Fig.3: COUNTIF function

Now, we can create an array using a nested and complex formula. Lastly, the array will be sorted in descending order. The formula is given below:

SORT(ARRAYFORMULA({UNIQUE(B2:B101),COUNTIF(B2:B101,UNIQUE(B2:B101))}),2,0)

Fig.4: Nested formula

It will create an array of two columns that returns the unique list of countries and frequency of countries. Then, the SORT (range, sort_column, is_ascending, TRUE (1)/FALSE (0)) function will arrange the list according to ascending and descending order. For this, descending order has been chosen to get the highest to lowest values.

2. Python

In python, I will be using Pandas to work with DataFrame. Only a single line code will return the frequency counts. Here it is-

data['Country'].value_counts().head(10)

Fig.5: value_counts() method

It is simpler than Sheets but requires coding knowledge to do this.

3. R

In R, we can use table() and sort() methods, and then we can make use of dplyr library. Fig.6 shows the use of table().

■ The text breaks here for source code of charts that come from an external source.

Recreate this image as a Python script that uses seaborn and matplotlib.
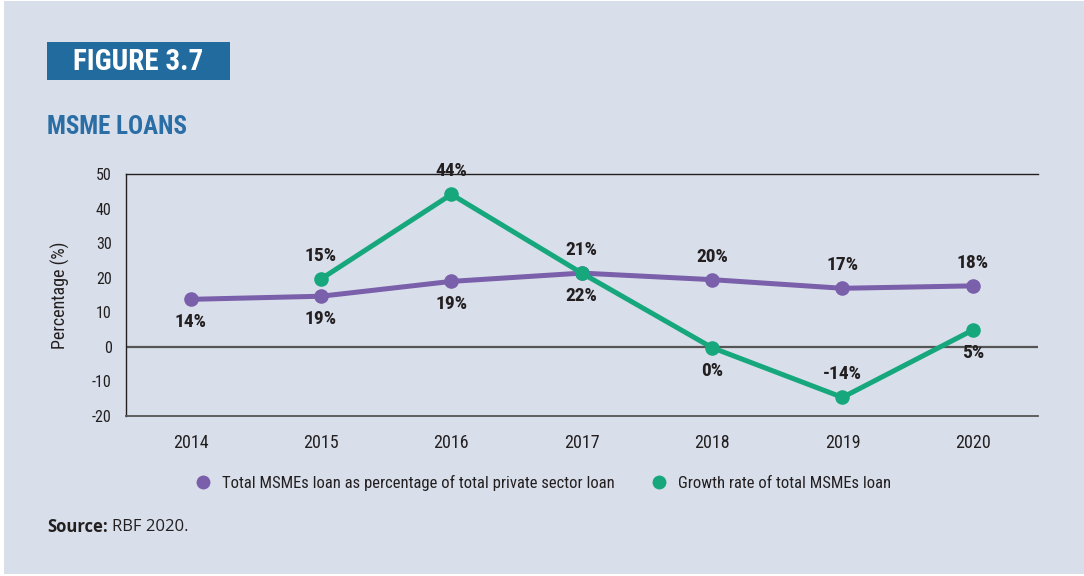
import numpy as np
import pandas as pd
import matplotlib
matplotlib.use("Agg")
import matplotlib.pyplot as plt
from matplotlib import font_manager
from matplotlib.lines import Line2D
from matplotlib.patches import Rectangle
import seaborn as sns

# ---- data -------------------------------------------------------------
years = ["2014", "2015", "2016", "2017", "2018", "2019", "2020"]
share_of_private = [13.7, 14.6, 18.9, 21.3, 19.4, 16.9, 17.6]
growth_rate = [np.nan, 19.6, 44.1, 21.3, -0.3, -14.7, 4.8]
share_labels = ["14%", "19%", "19%", "22%", "20%", "17%", "18%"]
growth_labels = [None, "15%", "44%", "21%", "0%", "-14%", "5%"]
series_names = ["Total MSMEs loan as percentage of total private sector loan",
                "Growth rate of total MSMEs loan"]
y_ticks = [-20, -10, 0, 10, 20, 30, 40, 50]

# label placement: +1 above the point, -1 below
share_side = [-1, -1, -1, -1, 1, 1, 1]
growth_side = [0, 1, 1, 1, -1, 1, -1]

# ---- style ------------------------------------------------------------
BG = "#d8dfea"
PURPLE = "#7a5fab"
GREEN = "#17a77d"
BLUE_BOX = "#226b9f"
BLUE_TXT = "#2b6ea6"
TXT = "#231f20"

sns.set_theme(style="white")
installed = {f.name for f in font_manager.fontManager.ttflist}
narrow = next((f for f in ["Liberation Sans Narrow", "Roboto Condensed",
                           "Open Sans Condensed", "DejaVu Sans"] if f in installed),
              "DejaVu Sans")
plt.rcParams["font.family"] = [narrow, "DejaVu Sans"]
src_font = ["Open Sans", "DejaVu Sans"]

fig = plt.figure(figsize=(10.84, 5.76), dpi=100, facecolor="white")
fig.patches.append(Rectangle((4 / 1084, 2 / 576), 1 - 4 / 1084, 1 - 3 / 576,
                             transform=fig.transFigure, facecolor=BG,
                             edgecolor="none", zorder=-10))

ax = fig.add_axes([125.5 / 1084, 1 - 415.7 / 576, (1038 - 125.5) / 1084,
                   (415.7 - 174) / 576])
ax.set_facecolor(BG)

x = np.arange(len(years))
df = pd.DataFrame({
    "x": np.concatenate([x, x]),
    "value": share_of_private + growth_rate,
    "series": [series_names[0]] * len(years) + [series_names[1]] * len(years),
})
sns.lineplot(data=df, x="x", y="value", hue="series",
             palette=[PURPLE, GREEN], marker="o", markersize=10.5,
             markeredgewidth=0, linewidth=3.6, dashes=False,
             legend=False, ax=ax, zorder=3)

# value labels
def put_labels(values, labels, sides):
    for xi, (v, lab, side) in enumerate(zip(values, labels, sides)):
        if lab is None:
            continue
        ax.annotate(lab, (xi, v), xytext=(0, 16.5 * side), textcoords="offset points",
                    ha="center", va="center", fontsize=14, fontweight="bold",
                    color=TXT, zorder=5)

put_labels(share_of_private, share_labels, share_side)
put_labels(growth_rate, growth_labels, growth_side)

# axes
ax.set_xlim(-0.5, len(years) - 0.5)
ax.set_ylim(-20, 50)
ax.set_yticks(y_ticks)
ax.set_yticklabels([str(t) for t in y_ticks])
ax.set_xticks(x)
ax.set_xticklabels(years)
ax.set_xticks(np.arange(0.5, len(years) - 1, 1.0), minor=True)
ax.tick_params(axis="x", which="major", length=0, pad=13, labelsize=13, colors=TXT)
ax.tick_params(axis="x", which="minor", length=10, width=1.0, color="#555555",
               direction="out")
ax.tick_params(axis="y", length=0, pad=10, labelsize=11.5, colors=TXT)
ax.set_xlabel("")
ax.set_ylabel("Percentage (%)", fontsize=13, color=TXT, labelpad=16)
ax.axhline(0, color="#555555", linewidth=1.6, zorder=1)

for side in ["left", "top"]:
    ax.spines[side].set_color("#231f20")
    ax.spines[side].set_linewidth(1.0)
ax.spines["bottom"].set_color("#555555")
ax.spines["bottom"].set_linewidth(1.3)
ax.spines["right"].set_visible(False)

# legend
handles = [Line2D([], [], linestyle="none", marker="o", markersize=10,
                  markerfacecolor=c, markeredgewidth=0) for c in (PURPLE, GREEN)]
fig.legend(handles, series_names, loc="center", bbox_to_anchor=(0.497, 1 - 483 / 576),
           ncol=2, frameon=False, fontsize=12, handletextpad=0.15,
           columnspacing=1.6, labelcolor=TXT)

# header
fig.patches.append(Rectangle((47 / 1084, 1 - 80 / 576), (230 - 47) / 1084, 38 / 576,
                             transform=fig.transFigure, facecolor=BLUE_BOX,
                             edgecolor="none"))
fig.text(138 / 1084, 1 - 62 / 576, "FIGURE 3.7", ha="center", va="center",
         fontsize=21, fontweight="bold", color="white")
fig.text(47 / 1084, 1 - 127 / 576, "MSME LOANS", ha="left", va="center",
         fontsize=18, fontweight="bold", color=BLUE_TXT)

# source note: bold lead-in followed by regular text
renderer = fig.canvas.get_renderer()
lead = fig.text(47 / 1084, 1 - 527 / 576, "Source:", ha="left", va="center",
                fontsize=12, fontweight="bold", color=TXT, family=src_font)
lead_box = lead.get_window_extent(renderer=renderer)
fig.text((lead_box.x1 + 4) / 1084, 1 - 527 / 576, "RBF 2020.", ha="left",
         va="center", fontsize=12, color=TXT, family=src_font)

fig.savefig("out.png", dpi=100, facecolor=fig.get_facecolor())
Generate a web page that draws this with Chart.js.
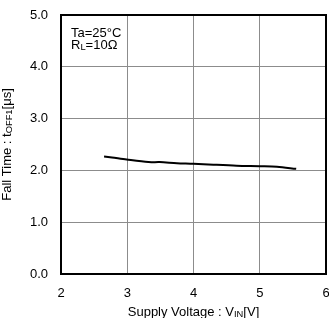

Fig.6: table() and sort() methods

First, the freq variable was created, and table() was used. Second, the output was printed by applying sort(). As we can see in the console, the results came up.

The second variable freqCount was given. For that, count() and arrange() were used to get the result. Fig.7 shows the output.

Fig.7: table() and sort() methods

This is how we can use these three popular tools to do this task. However, it depends on the users' choice and pattern of analysis. If we compare, then Google Sheets seems to be easier for non-coders, but it can be more difficult to formulate complex or nested formulas. But the nested formula can be broken down to make it easier. I will go with Google Sheets and Python in that case. Users may find other ways to do this.

Note: This article is only for educational purposes.